I will confess, I spend too much time watching stock market gyrations. Most day-to-day ups and downs are random, and this has been demonstrated by numerous academics and finance professionals. The seminal work on this idea—the Random Walk Hypothesis—was first articulated by economist Burton Malkiel in his 1973 book “A Random Walk Down Wall Street.” Of course, if you pay too much attention to “the news,” you’ll start to believe there’s always a cause or reason for why stocks go up or down, but in reality, the system is too complex to make these attributions with certainty.

It’s true that over longer time horizons (months and years) you can reasonably establish causal relationships, but at the micro level (daily moves), what markets do is mostly random noise.

A random walk
Do you see a pattern? You shouldn't because it's a random walk, from Wikipedia.

It’s helpful to remember: you don’t always need to find an explanation for everything. Humans are special in that our brains are pattern-matching algorithms on hyperdrive at all times, except perhaps while we sleep.

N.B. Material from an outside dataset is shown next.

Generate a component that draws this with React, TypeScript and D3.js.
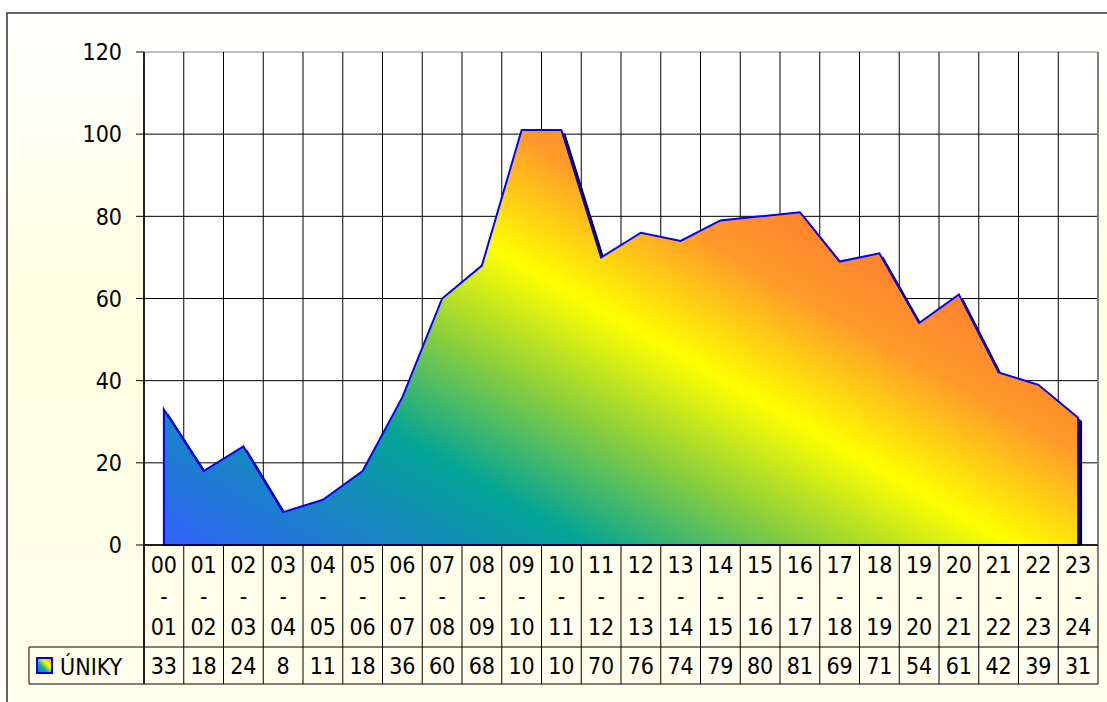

This tendency, known as apophenia, can lead us to perceive connections and patterns where none exist, much like seeing shapes in clouds or faces in inanimate objects. It’s related to the concept used in the Rorschach test. This cognitive bias is particularly relevant when discussing random walks, as it can tempt us to find illusory trends or predictability in inherently random processes. Nassim Nicholas Taleb explores this phenomenon extensively in his book “Fooled by Randomness”, highlighting how often we mistake luck for skill, especially in fields like finance.

You should assume there’s a bit of randomness in everything. When something doesn’t happen the way you expect, or you can’t figure out why events unfolded as they did, you may have simply been fooled by randomness. Accepting this can be remarkably freeing—not everything needs an explanation, and not every pattern contains meaning.